Scomparso dai teleschermi, dai giornali, dalle manifestazioni. Un malinconico silenzio circonda oggi il campionissimo cubano che probabilmente non si è reso conto, mentre si trovava tra le sedici corde per quello che universalmente era stato definito il “match dell’anno”, a che cosa avrebbe portato la sua sconcertante mancanza di grinta, di voglia di vincere, di paura dinanzi alla sofferenza.

La mano sinistra gli doleva? Non gli doleva? Le supposizioni sono varie e opposte, ma è palese che a “El Chacal” più della mano ha ceduto il cuore. Il pubblico (per primo quello della sua Cuba) l’ha sempre ricoperto giustamente di immensa ammirazione e rispetto. Ma è inevitabile che chi sale altissimo eppoi cade, faccia un grande fragore.

Un fragore moltiplicato dal “modo” in cui la caduta è avvenuta.

Immortali campioni sono stati sconfitti e talvolta anche brutalmente (Clay, Frazier, Benvenuti, Foreman, Arguello, Gomez, Moore, Klitsckho, “Chocolatito”, Napoles, Pryor, ecc.), ma gli appassionati perdonano tutto e arrivano persino a porre il ricordo della disfatta tra le cianfrusaglie abbandonate in soffitta.

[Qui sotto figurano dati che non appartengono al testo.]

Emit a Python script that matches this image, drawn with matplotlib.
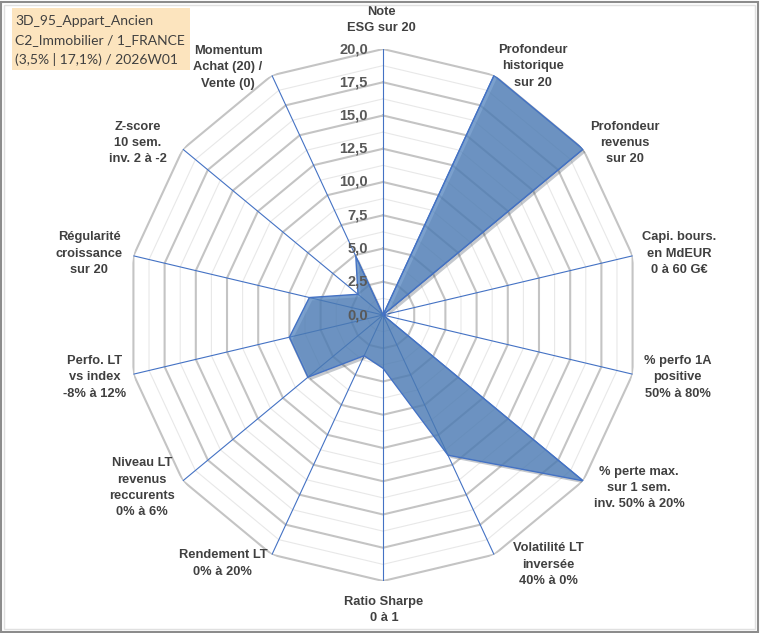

Lo fanno per rispetto, per amore, forse persino inconsciamente come accade quando ci si butta alle spalle le cose brutte della vita.

Però devono essere sicuri e convinti che il loro idolo abbia fatto il possibile e l’impossibile prima di crollare e che la sconfitta sia arrivata perché, prima o poi, arriva per tutti…

Guillermo Rondeaux, quella strana e maledetta sera, non ha combattuto. Era già sconfitto in hotel, nello spogliatoio, sulla scaletta che conduceva al ring. Non ha combattuto, ecco la sua imperdonabile colpa. L’avesse fatto, pur nella peggiore delle disfatte ora il mondo della Noble Art sarebbe intento ad esaltare la grandezza di Lomachenko e a ricordare il valore di uno straordinario fuoriclasse ginuto al capolinea della carriera, perché il tempo presenta sempre il conto.

Adesso, abbastanza sommessamente e nel malinconica e pressoché totale indifferenza di quel popolo che l’ammirò -senza “se” e senza “ma”-, il suo staff parla di una passaggio alla categoria superiore delle 126 libbre, rispetto alle consuete 122 libbre dei supergallo. Il suo allenatore Pedro Diaz l’ha “coperto” oltre i limiti del possibile, assumendosi ogni responsabilità di quanto accaduto e preannunciando l’eventuale ripartenza di Rigondeaux verso le alte vette.

Si dice che cadere al tappeto non è una tragedia e che l’importante è rialzarsi. Verissimo.

Ma Guillermo Rigondeaux  al tappeto c’è finito come peggio non si poteva e il suo silenzio, la sua latitanza assomigliano tremendamente ad un nascondersi per la vergogna.

Nulla sarà più come prima. Questo è certo. E per lui, vada come vada, rimettersi in verticale sarà molto, molto difficile e forse ormai non importerà niente a nessuno.